It is 1976. World champion human rights hero Vladimir Bukovsky (above with cig), having spent most of his adult life imprisoned inside KGB jails, labor camps and psychiatric hospitals, is released to the West in exchange for Chilean Communist Luis Corvalan (above smiling with Brezhnev).
You are John Brennan, future Director of the Central Intelligence Agency. A college sudent, you are casting your first vote for president in 1976. Ford? Carter? No. You pull the lever for Communist Party candidate Gus Hall, Comrade Brezhnev's representative in the United States, Lenin School graduate, and convicted revolutionary.

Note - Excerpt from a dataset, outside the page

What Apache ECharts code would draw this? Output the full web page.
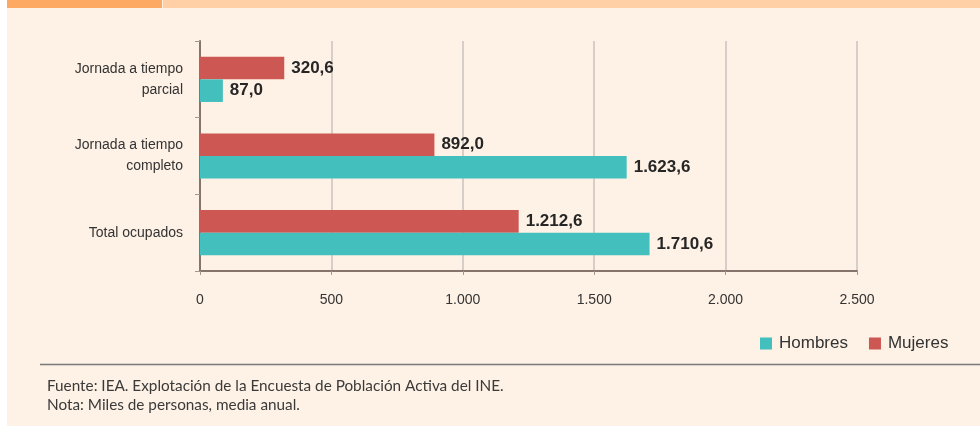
<!DOCTYPE html>
<html>
<head>
<meta charset="utf-8">
<script src="https://cdn.jsdelivr.net/npm/echarts@6/dist/echarts.min.js"></script>
<style>
  html, body { margin: 0; padding: 0; background: #ffffff; }
  #chart { width: 980px; height: 426px; }
</style>
</head>
<body>
<div id="chart"></div>
<script>
// categories bottom-to-top (category axis starts at the bottom)
const categories = ['Total ocupados', 'Jornada a tiempo\ncompleto', 'Jornada a tiempo\nparcial'];
const hombres = [1710.6, 1623.6, 87.0];
const mujeres = [1212.6, 892.0, 320.6];
const xTicks = [0, 500, 1000, 1500, 2000, 2500];

// spanish number style: 1.623,6
const fmtNum = (v, dec) => {
  const parts = v.toFixed(dec).split('.');
  const intPart = parts[0].replace(/\B(?=(\d{3})+(?!\d))/g, '.');
  return parts.length > 1 ? intPart + ',' + parts[1] : intPart;
};

const FONT = '"Liberation Sans", Arial, sans-serif';
const chart = echarts.init(document.getElementById('chart'));

const labelStyle = {
  show: true,
  position: 'right',
  distance: 7,
  fontFamily: FONT,
  fontSize: 17,
  fontWeight: 'bold',
  color: '#262626',
  formatter: p => fmtNum(p.value, 1)
};

chart.setOption({
  animation: false,
  textStyle: { fontFamily: FONT },
  graphic: [
    { type: 'rect', shape: { x: 7, y: 0, width: 973, height: 426 }, style: { fill: '#fef1e5' }, z: -10 },
    { type: 'rect', shape: { x: 7, y: 0, width: 155, height: 8 }, style: { fill: '#fda963' }, z: -9 },
    { type: 'rect', shape: { x: 163, y: 0, width: 817, height: 8 }, style: { fill: '#ffcfa6' }, z: -9 },
    { type: 'line', shape: { x1: 40, y1: 364.5, x2: 980, y2: 364.5 }, style: { stroke: '#7a7a7a', lineWidth: 1.5 } },
    {
      type: 'text', left: 47, top: 379,
      style: { text: 'Fuente: IEA. Explotación de la Encuesta de Población Activa del INE.', font: '15.3px Lato, sans-serif', fill: '#3a3a3a' }
    },
    {
      type: 'text', left: 47, top: 398,
      style: { text: 'Nota: Miles de personas, media anual.', font: '15.3px Lato, sans-serif', fill: '#3a3a3a' }
    }
  ],
  legend: {
    data: ['Hombres', 'Mujeres'],
    left: 755,
    top: 330,
    icon: 'rect',
    itemWidth: 12,
    itemHeight: 12,
    itemGap: 21,
    textStyle: { fontFamily: FONT, fontSize: 17, color: '#333333', padding: [0, 0, 0, 2] }
  },
  grid: { left: 200, right: 123, top: 41, bottom: 155, containLabel: false },
  xAxis: {
    type: 'value',
    min: xTicks[0],
    max: xTicks[xTicks.length - 1],
    interval: 500,
    axisLine: { show: true, lineStyle: { color: '#85756b', width: 2 } },
    axisTick: { show: true, length: 4, lineStyle: { color: '#a09890' } },
    splitLine: { show: true, lineStyle: { color: '#c9c2bc', width: 1.5 } },
    axisLabel: { margin: 22, fontFamily: FONT, fontSize: 14, color: '#333333', formatter: v => fmtNum(v, 0) }
  },
  yAxis: {
    type: 'category',
    data: categories,
    axisLine: { show: true, lineStyle: { color: '#85756b', width: 2 } },
    axisTick: { show: true, length: 5, lineStyle: { color: '#a09890' } },
    axisLabel: { margin: 17, fontFamily: FONT, fontSize: 14, color: '#333333', lineHeight: 21, align: 'right' }
  },
  series: [
    {
      name: 'Mujeres', type: 'bar', data: mujeres,
      itemStyle: { color: '#cd5752' },
      barGap: '0%', barCategoryGap: '41%',
      label: labelStyle
    },
    {
      name: 'Hombres', type: 'bar', data: hombres,
      itemStyle: { color: '#43bfbd' },
      barGap: '0%', barCategoryGap: '41%',
      label: labelStyle
    }
  ]
});
</script>
</body>
</html>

It is 1980. You are still John Brennan. You have already traveled to Indonesia, Egypt and who knows where else. You are completing your masters thesis on "Human Rights in Egypt," and trying to sound like you know what you're talking about (some things never change). Contemplating Sadat's restrictions on the activities of revolutionaries seeking his overthow, you give him a pass for, as you put it, trying to save democacy by undemocratic means -- and decide your logic also applies to Comrade Brezhnev and his violations of the human rights of peaceful, law-abiding dissidents such as Vladimir Bukovsky.
You write:
This explanation [of Sadat’s crackdowns], of course, can provide a convenient excuse for any authoritarian leader in any country of the world. If the preservation of democracy is not given as justification, the preservation of another ideology is.Can human rights violations in the Soviet Union be as easily justified in terms of the preservation of the communist ideology? Unfortunately (taking a Western perspective), yes.

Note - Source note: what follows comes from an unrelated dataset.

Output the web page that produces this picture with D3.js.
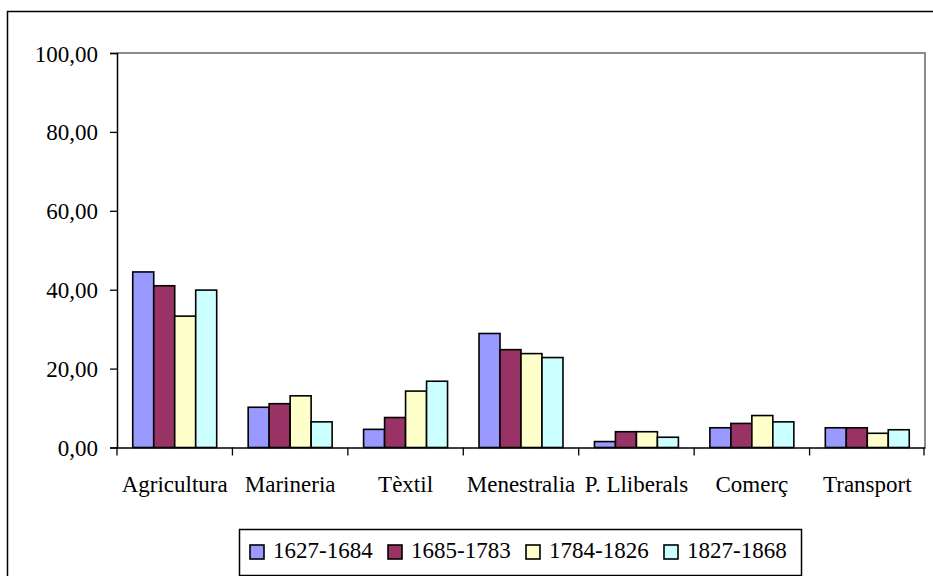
<!DOCTYPE html>
<html><head><meta charset="utf-8">
<script src="https://cdn.jsdelivr.net/npm/d3@7"></script>
<style>body{margin:0;background:#fff}svg{display:block}</style>
</head><body>
<script>
const categories = ["Agricultura","Marineria","Tèxtil","Menestralia","P. Lliberals","Comerç","Transport"];
const seriesNames = ["1627-1684","1685-1783","1784-1826","1827-1868"];
const s1627 = [44.5, 10.2, 4.6, 28.9, 1.5, 5.0, 5.0];
const s1685 = [41.0, 11.1, 7.6, 24.8, 4.0, 6.1, 5.0];
const s1784 = [33.3, 13.1, 14.3, 23.8, 4.0, 8.1, 3.6];
const s1827 = [39.9, 6.5, 16.8, 22.8, 2.6, 6.5, 4.5];
const yTicks = [0,20,40,60,80,100];
const colors = ["#9999FF","#993366","#FFFFCC","#CCFFFF"];
const seriesVals = [s1627, s1685, s1784, s1827];

(function(){
const FONT='"Liberation Serif"';
const FS=23;
const W=933,H=576;
const svg=d3.select("body").append("svg").attr("width",W).attr("height",H);
svg.append("path").attr("d","M7.5,576 V11.5 H933").attr("fill","none").attr("stroke","#000").attr("stroke-width",1.5);

const pL=117,pR=925,pT=53,pB=447.5;
const x=d3.scaleBand().domain(categories).range([pL,pR]).padding(0);
const xs=d3.scaleBand().domain(seriesNames).range([0,x.bandwidth()]).paddingInner(0).paddingOuter(0.75);
const y=d3.scaleLinear().domain([0,100]).range([pB,pT]);

svg.append("path").attr("d",`M${pL},${pT} H${pR} V${pB}`).attr("fill","none").attr("stroke","#8c8c8c").attr("stroke-width",2);

categories.forEach((c,i)=>{
  seriesNames.forEach((s,j)=>{
    const v=seriesVals[j][i];
    svg.append("rect").attr("x",x(c)+xs(s)).attr("y",y(v)).attr("width",xs.bandwidth()).attr("height",y(0)-y(v))
      .attr("fill",colors[j]).attr("stroke","#000").attr("stroke-width",1.6);
  });
});

const yAxis=d3.axisLeft(y).tickValues(yTicks).tickSize(7).tickPadding(12).tickFormat(d=>d3.format(".2f")(d).replace(".",","));
const ga=svg.append("g").attr("transform",`translate(${pL},0)`).call(yAxis);
ga.select(".domain").attr("stroke","#000").attr("stroke-width",1.5);
ga.selectAll(".tick line").attr("stroke","#000").attr("stroke-width",1.3);
ga.selectAll(".tick text").style("font-size",FS+"px").style("font-family",FONT).attr("fill","#000").attr("dy","0.35em");

const xAxis=d3.axisBottom(x).tickSize(0).tickPadding(0);
const gx=svg.append("g").attr("transform",`translate(0,${pB})`).call(xAxis);
gx.select(".domain").attr("stroke","#000").attr("stroke-width",1.5);
gx.selectAll(".tick text").style("font-size",FS+"px").style("font-family",FONT).attr("fill","#000").attr("dy",0).attr("y",44);
const bounds=categories.map(c=>x(c)).concat([pR-1]);
gx.selectAll(".btick").data(bounds).enter().append("line").attr("x1",d=>d).attr("x2",d=>d).attr("y1",0).attr("y2",8).attr("stroke","#000").attr("stroke-width",1.3);

const lg=svg.append("g");
lg.append("rect").attr("x",239.5).attr("y",529.5).attr("width",562).attr("height",46).attr("fill","#fff").attr("stroke","#000").attr("stroke-width",1.5);
const lx=d3.scalePoint().domain(seriesNames).range([250,664]);
seriesNames.forEach((s,j)=>{
  lg.append("rect").attr("x",lx(s)).attr("y",545).attr("width",14).attr("height",14).attr("fill",colors[j]).attr("stroke","#000").attr("stroke-width",1.6);
  lg.append("text").attr("x",lx(s)+23).attr("y",558).style("font-size",FS+"px").style("font-family",FONT).attr("fill","#000").text(s);
});
})();
</script>
</body></html>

Yes? That's BrennanThink for you. There is much more about the thinking of Brennan and the other anti-Trump conspirators -- Nellie Ohr, James Comey, Christopher Steele, et al -- in my short, new book, The Red Thread: A Search for Ideological Drivers Inside the Anti-Trump Conspiracy.
One more Brennan thing.
Quoting from pp. 38-39.
The following line from Brennan’s 1980 thesis has an eerie resonance with everything we are learning about the conspiracy today. Brennan is discussing the deeply imperfect state of democracy in 1980s Egypt, noting it is still a “process,” not a “state.” It is no stretch to imagine any Gus-Hall- voter or socialist or Alinskyite or progressive or college professor today considering the state of democracy in America today to be deeply imperfect, too — still a “process,” not a “state.”
Brennan writes: “But if democracy is a process rather than a state, the democratic process may involve, at some point, the violation of personal liberties and procedural justice.”
This is the chilling apologia for the anti-Trump conspiracy. In order to keep the regime moving “forward,” the violation of personal liberties and procedural justice” is justified, whether it is an unpaid campaign adviser being violated (Carter Page) or the National Security Advisor (Gen. Mike Flynn); whether it entails launching a disinformation campaign (Trump- Russia), or reversing an election (the Mueller probe). The ends — their ends — justify any means.
Following the red thread, then, we may begin to see: The anti-Trump conspirators are not trying to save “democracy”; they are trying to save their revolution.